Perrin et Fils Gigondas, 2006

It's not often you find a wine of this quality offered by the glass in a restaurant. So even though the price was more than I usually pay ($13), I was not going to settle for anything else to accompany my "baseball steak" dinner at the Dinner for Two Restaurant in Santa Fe. The "baseball steak" was actually a baseball-size beef tenderloin on a spherical bed of garlic mashed potatoes with spokes of green beans on the periphery--a perfect match for Gigondas. But the wine also paired up well with the crab cake appetizer and the asparagus soup made with Nieman Ranch apple wood smoked bacon.

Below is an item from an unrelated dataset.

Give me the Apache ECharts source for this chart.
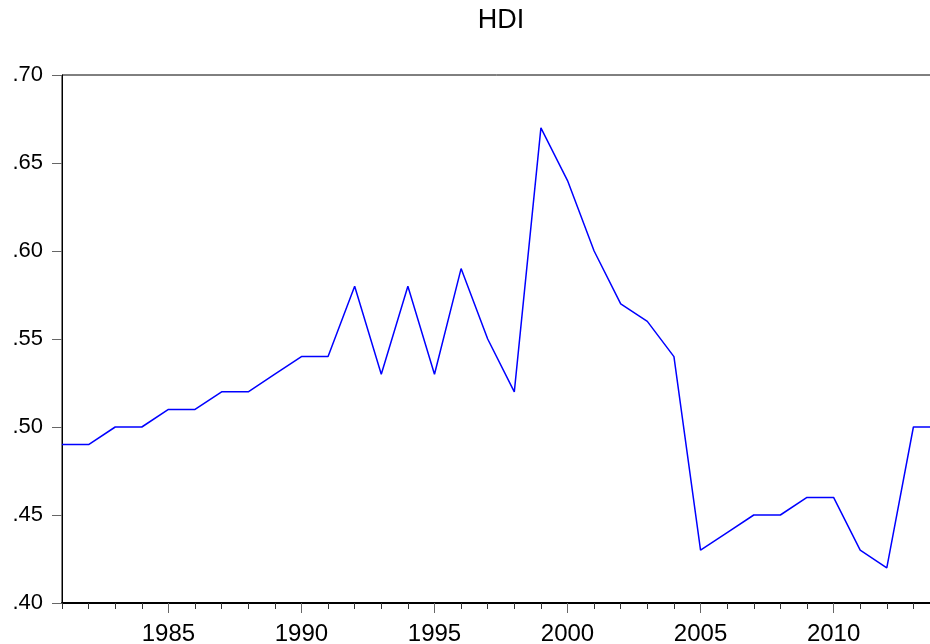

This is definitely not a backward Gigondas. Aromas of wild blueberries, flowers and spice are front and center from the first sniff. I could enjoy this wine without ever taking it in my mouth, but why not? It's silky smooth on the palate with expanding flavors of dark cherries and blueberries and a bright lift in the middle that's characteristic of good Gigondas. I see Gigondas as a marriage of beauty and power, and this wine is oriented more toward the former than the latter. It's large framed but oh so lovely to drink.

The retail price for this Gigondas is $27, so a per glass price of $13 is more than reasonable.

Michele Chiarlo Barbera d'Asti Le Orme, 2007

Barbera is often a good wine to order by the bottle in a restaurant because it goes so well with so many different entrees. At Graham's Grille, an excellent restaurant on the plaza in Taos, NM, Donna ordered a lamb burger and I had pan fried trout. We were both more than pleased with this $30 bottle of Barbera d'Asti.

The wine is a deep, dark, bluish color as it's poured, and there are intense aromas of black and red fruit that give the impression of a big, tannic wine, more suited to lamb than fish. On the palate, the wine has a zippy acidity to counter the sweetish, blackberry/black currant flavors, and it's a delightful match for the trout. I suspect this wine will gain complexity with aging, but it's charm right now is its straightforward approach to the dinner table.